The role of the operating systems and the architecture in this project is to support software and applications in achieving the ultimate goal, rather than the conventional approach of fixing the environment in which parallel software must survive. Examples include primitives like thin hypervisors and libraries for the operating system and hardware support for partitioning and fast barrier synchronization.

We will prototype the hardware of the future using field programmable gate arrays (FPGAs), which we believe are fast enough to be interesting to parallel software researchers yet flexible enough to "tape out" new designs every day while being cheap enough that university researchers can afford to construct systems containing hundreds of processors.

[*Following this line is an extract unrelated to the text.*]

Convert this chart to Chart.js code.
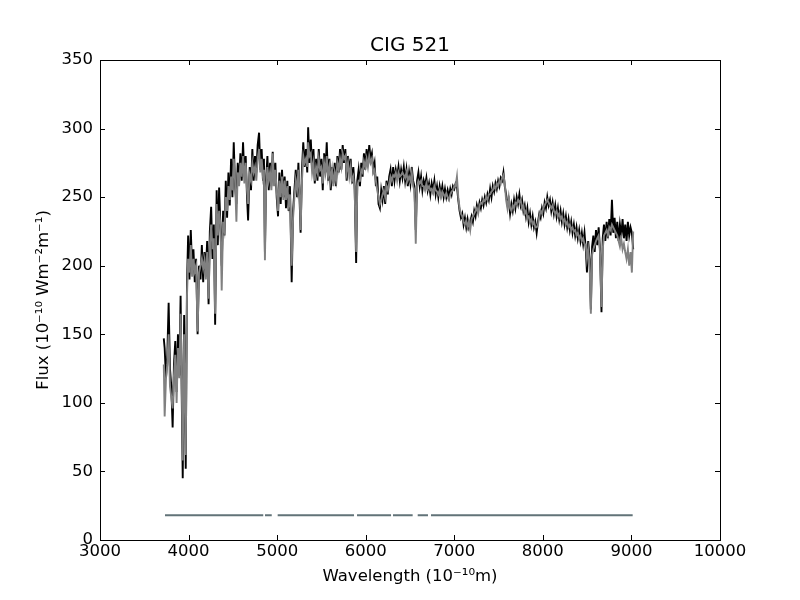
<!DOCTYPE html>
<html>
<head>
<meta charset="utf-8">
<script src="https://cdn.jsdelivr.net/npm/chart.js@4.4.1/dist/chart.umd.min.js"></script>
<style>
html,body{margin:0;padding:0;background:#fff;}
#wrap{width:800px;height:600px;}
</style>
</head>
<body>
<div id="wrap"><canvas id="c" width="800" height="600"></canvas></div>
<script>
// ---- data ----
const chartTitle = 'CIG 521';
const xLabel = 'Wavelength (10\u207B\u00B9\u2070m)';
const yLabel = 'Flux (10\u207B\u00B9\u2070 Wm\u207B\u00B2m\u207B\u00B9)';

const wavelength = [
  3720,3730,3745,3760,3775,3790,3805,3820,3835,3850,
  3865,3880,3895,3910,3922,3934,3950,3968,3982,3995,
  4010,4025,4040,4055,4070,4085,4102,4118,4135,4150,
  4165,4180,4195,4210,4226,4240,4255,4270,4285,4300,
  4317,4330,4345,4360,4374,4390,4405,4420,4435,4450,
  4465,4480,4495,4510,4525,4540,4555,4570,4585,4600,
  4615,4630,4645,4660,4672,4690,4705,4720,4735,4750,
  4765,4780,4796,4810,4825,4840,4851,4862,4875,4890,
  4905,4920,4935,4950,4965,4980,4995,5010,5025,5040,
  5055,5070,5085,5100,5115,5130,5145,5164,5180,5195,
  5210,5225,5240,5255,5265,5280,5295,5310,5325,5340,
  5350,5365,5380,5395,5410,5425,5440,5455,5470,5485,
  5500,5515,5530,5545,5560,5575,5590,5605,5620,5635,
  5650,5665,5680,5695,5710,5725,5740,5755,5770,5785,
  5800,5815,5830,5845,5860,5875,5892,5905,5920,5935,
  5950,5965,5980,5995,6010,6025,6040,6055,6070,6085,
  6100,6115,6130,6145,6160,6175,6190,6205,6220,6235,
  6250,6265,6280,6295,6310,6325,6340,6355,6370,6385,
  6400,6415,6430,6445,6460,6475,6490,6505,6520,6535,
  6550,6565,6580,6595,6610,6625,6640,6655,6670,6685,
  6700,6715,6730,6745,6760,6775,6790,6805,6820,6835,
  6850,6865,6880,6895,6910,6925,6940,6955,6970,6985,
  7000,7015,7030,7045,7060,7075,7090,7105,7120,7135,
  7150,7165,7180,7195,7210,7225,7240,7255,7270,7285,
  7300,7315,7330,7345,7360,7375,7390,7405,7420,7435,
  7450,7465,7480,7495,7510,7525,7540,7555,7570,7585,
  7600,7615,7630,7645,7660,7675,7690,7705,7720,7735,
  7750,7765,7780,7795,7810,7825,7840,7855,7870,7885,
  7900,7915,7930,7945,7960,7975,7990,8005,8020,8035,
  8050,8065,8080,8095,8110,8125,8140,8155,8170,8185,
  8200,8215,8230,8245,8260,8275,8290,8305,8320,8335,
  8350,8365,8380,8395,8410,8425,8440,8455,8470,8485,
  8498,8512,8528,8542,8556,8570,8585,8600,8615,8630,
  8645,8662,8676,8690,8705,8720,8735,8750,8765,8780,
  8795,8810,8825,8840,8855,8870,8885,8900,8915,8930,
  8945,8960,8975,8990,9005,9020
];

// observed spectrum (black)
const fluxObserved = [
  147,140,118,135,173,125,112,82,128,145,
  108,150,120,178,110,45,164,52,186,222,
  190,226,198,212,188,205,150,200,190,215,
  188,210,196,218,172,225,243,205,230,157,
  255,215,257,228,200,240,222,262,235,268,
  244,278,250,290,258,245,275,260,282,262,
  290,265,280,250,233,272,255,285,262,280,
  268,288,297,270,285,262,278,210,262,280,
  255,275,258,283,262,275,250,236,268,245,
  270,250,265,242,262,240,258,188,240,255,
  270,250,275,245,224,270,290,272,285,268,
  301,275,292,270,285,260,278,262,285,265,
  278,255,282,268,290,262,278,255,272,260,
  275,258,280,268,285,270,288,275,285,262,
  280,268,278,260,272,258,202,262,270,258,
  275,265,282,270,285,275,288,278,282,270,
  275,258,265,245,242,255,248,258,245,262,
  252,265,270,258,272,262,270,265,272,262,
  270,264,272,262,270,258,268,260,272,262,
  258,226,262,268,258,265,255,262,258,264,
  255,260,252,260,255,262,252,258,250,258,
  252,258,250,256,250,255,250,256,252,258,
  256,260,258,248,240,235,238,230,235,228,
  234,228,232,236,232,240,236,244,240,246,
  242,248,244,250,246,252,248,256,250,258,
  254,260,256,262,258,264,262,268,258,252,
  245,248,238,245,240,248,242,250,245,252,
  244,248,240,244,236,242,232,238,230,236,
  228,232,224,232,238,235,242,238,246,242,
  250,244,248,240,246,238,244,236,242,234,
  240,232,238,230,236,228,234,226,232,224,
  230,222,228,220,226,218,224,216,224,212,
  195,218,205,168,214,222,210,226,215,228,
  212,166,220,230,218,232,220,234,222,248,
  224,235,220,232,218,230,222,234,220,230,
  218,232,222,228,224,212
];

// model / fitted spectrum (grey)
const fluxModel = [
  128,90,118,128,150,112,104,96,120,135,
  100,140,118,165,120,58,150,62,178,205,
  195,215,192,205,196,200,152,195,200,205,
  198,204,190,210,176,215,230,212,220,165,
  245,222,240,230,182,232,226,250,240,258,
  248,265,255,278,262,232,268,258,275,265,
  280,260,275,255,245,266,262,275,268,272,
  262,278,285,268,278,265,270,204,258,272,
  262,268,255,282,258,270,255,240,262,250,
  265,248,262,248,258,245,252,200,235,250,
  262,255,270,250,226,262,280,275,278,272,
  290,280,282,268,275,262,272,268,278,270,
  272,260,275,268,280,265,272,262,270,258,
  268,262,275,270,278,272,282,278,280,268,
  275,265,272,262,265,255,210,258,262,262,
  270,268,276,272,278,272,280,275,278,268,
  270,262,255,250,245,248,252,255,250,258,
  255,260,265,262,266,265,268,262,268,265,
  266,268,266,264,268,262,265,262,268,258,
  255,216,258,262,260,262,258,258,255,260,
  256,258,255,256,253,258,255,254,252,255,
  250,254,252,250,253,250,248,252,254,255,
  258,258,265,250,242,238,236,232,230,233,
  228,232,226,234,236,238,240,242,238,244,
  246,245,248,247,250,248,252,252,254,255,
  258,256,260,258,262,260,264,266,260,248,
  242,250,242,240,244,242,246,245,248,246,
  248,242,244,238,240,235,236,232,234,230,
  232,228,228,230,236,240,238,242,244,246,
  248,246,244,242,244,240,238,240,236,238,
  234,236,232,234,230,232,228,230,226,228,
  225,226,222,224,220,222,218,220,216,215,
  205,212,200,165,208,212,215,218,220,222,
  210,170,212,222,224,226,222,228,226,230,
  228,226,224,222,218,214,220,212,216,210,
  205,212,200,210,195,225
];

// good-pixel mask segments drawn at a constant level
const maskStart = [3734, 4863, 5006, 5902, 6308, 6587, 6737];
const maskEnd   = [4843, 4939, 5868, 6286, 6530, 6703, 9014];
const maskLevel = 18;

const xTicks = [3000,4000,5000,6000,7000,8000,9000,10000];
const yTicks = [0,50,100,150,200,250,300,350];

// ---- build datasets ----
const obsData = wavelength.map((w,i)=>({x:w, y:fluxObserved[i]}));
const modData = wavelength.map((w,i)=>({x:w, y:fluxModel[i]}));
const maskData = [];
maskStart.forEach((s,i)=>{
  maskData.push({x:s, y:maskLevel});
  maskData.push({x:maskEnd[i], y:maskLevel});
  maskData.push({x:maskEnd[i], y:null});
});

const FONT = 'DejaVu Sans';

const framePlugin = {
  id:'frame',
  afterDatasetsDraw(chart){
    const {ctx, chartArea:{left,right,top,bottom}, scales:{x,y}} = chart;
    ctx.save();
    ctx.strokeStyle = '#000';
    ctx.lineWidth = 1;
    ctx.strokeRect(left+0.5, top+0.5, right-left, bottom-top);
    const len = 5;
    ctx.beginPath();
    xTicks.forEach(v=>{
      const px = Math.round(x.getPixelForValue(v))+0.5;
      ctx.moveTo(px,bottom); ctx.lineTo(px,bottom-len);
      ctx.moveTo(px,top); ctx.lineTo(px,top+len);
    });
    yTicks.forEach(v=>{
      const py = Math.round(y.getPixelForValue(v))+0.5;
      ctx.moveTo(left,py); ctx.lineTo(left+len,py);
      ctx.moveTo(right,py); ctx.lineTo(right-len,py);
    });
    ctx.stroke();
    ctx.restore();
  }
};

new Chart(document.getElementById('c'), {
  type:'line',
  data:{
    datasets:[
      {label:'model', data:modData, borderColor:'#808080', borderWidth:1.9, pointRadius:0, tension:0, fill:false},
      {label:'observed', data:obsData, borderColor:'#000000', borderWidth:1.9, pointRadius:0, tension:0, fill:false},
      {label:'mask', data:maskData, borderColor:'#627378', borderWidth:2, pointRadius:0, tension:0, fill:false, spanGaps:false}
    ]
  },
  options:{
    responsive:false,
    animation:false,
    devicePixelRatio:1,
    parsing:true,
    layout:{padding:{left:0,right:80,top:0,bottom:0}},
    plugins:{
      legend:{display:false},
      tooltip:{enabled:false},
      title:{display:true, text:chartTitle, color:'#000', fullSize:false,
        font:{family:FONT, size:20, weight:'normal'}, padding:{top:34,bottom:2}}
    },
    scales:{
      x:{
        type:'linear', min:3000, max:10000,
        afterBuildTicks(s){ s.ticks = xTicks.map(v=>({value:v})); },
        ticks:{color:'#000', font:{family:FONT, size:16.5}, padding:2, maxRotation:0, autoSkip:false,
          callback:v=>String(v)},
        grid:{display:false, drawTicks:false},
        border:{display:false},
        title:{display:true, text:xLabel, color:'#000', font:{family:FONT, size:16.5}, padding:{top:0,bottom:13}},
        afterFit(s){ s.height = 60; }
      },
      y:{
        type:'linear', min:0, max:350,
        afterBuildTicks(s){ s.ticks = yTicks.map(v=>({value:v})); },
        ticks:{color:'#000', font:{family:FONT, size:16.5}, padding:7, autoSkip:false,
          callback:v=>String(v)},
        grid:{display:false, drawTicks:false},
        border:{display:false},
        title:{display:true, text:yLabel, color:'#000', font:{family:FONT, size:16.5}, padding:{top:34,bottom:0}},
        afterFit(s){ s.width = 100; }
      }
    }
  },
  plugins:[framePlugin]
});
</script>
</body>
</html>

This prototyping infrastructure is called RAMP (Research Accelerator for Multiple Processors), which is being developed by a consortium of universities and companies (see ramp.eecs.berkeley.edu).

Short Bio: David Patterson has been Professor of Computer Science at the University of California, Berkeley since 1977, after receiving his A.B. (1969), M.S. (1970), and Ph.D. (1976) from UCLA. He is one of the pioneers of RISC, RAID, and NOW, which are widely used. Past chair of the Computer Science Department at U.C. Berkeley and the Computing Research Association, he was elected President of the Association for Computing Machinery (ACM) for 2004 to 2006 and served on the Information Technology Advisory Committee for the U.S. President (PITAC) from 2003 to 2005.

He co-authored five books, including two on computer architecture with John L. Hennessy: Computer Architecture: A Quantitative Approach (4 editions, latest is ISBN 0-12-370490-1) and Computer Organization and Design: the Hardware/Software Interface (3 editions; latest is ISBN 1-55860-604-1). They have been widely used as textbooks for graduate and undergraduate courses since 1990.

His work has been recognized by about 25 awards for research, teaching, and service, including Fellow of ACM and IEEE and election to the National Academy of Engineering. In 2005 he shared Japan's Computer & Communication award with Hennessy and was named to the Silicon Valley Engineering Hall of Fame. In 2006 he was elected to the American Academy of Arts and Sciences and the National Academy of Sciences and he received the Distinguished Service Award from the Computing Research Association. In 2007 he was named a Fellow of the Computer History Museum and a Fellow of the American Association for the Advancement of Science.

David Patterson's current projects are the RAD Lab: Reliable Adaptive Distributed systems, RAMP: Research Accelerator for Multiple Processors, and The Berkeley View on Parallel Computing Research.

Special Instructions: !!!THIS TALK HAS BEEN CANCELED!!!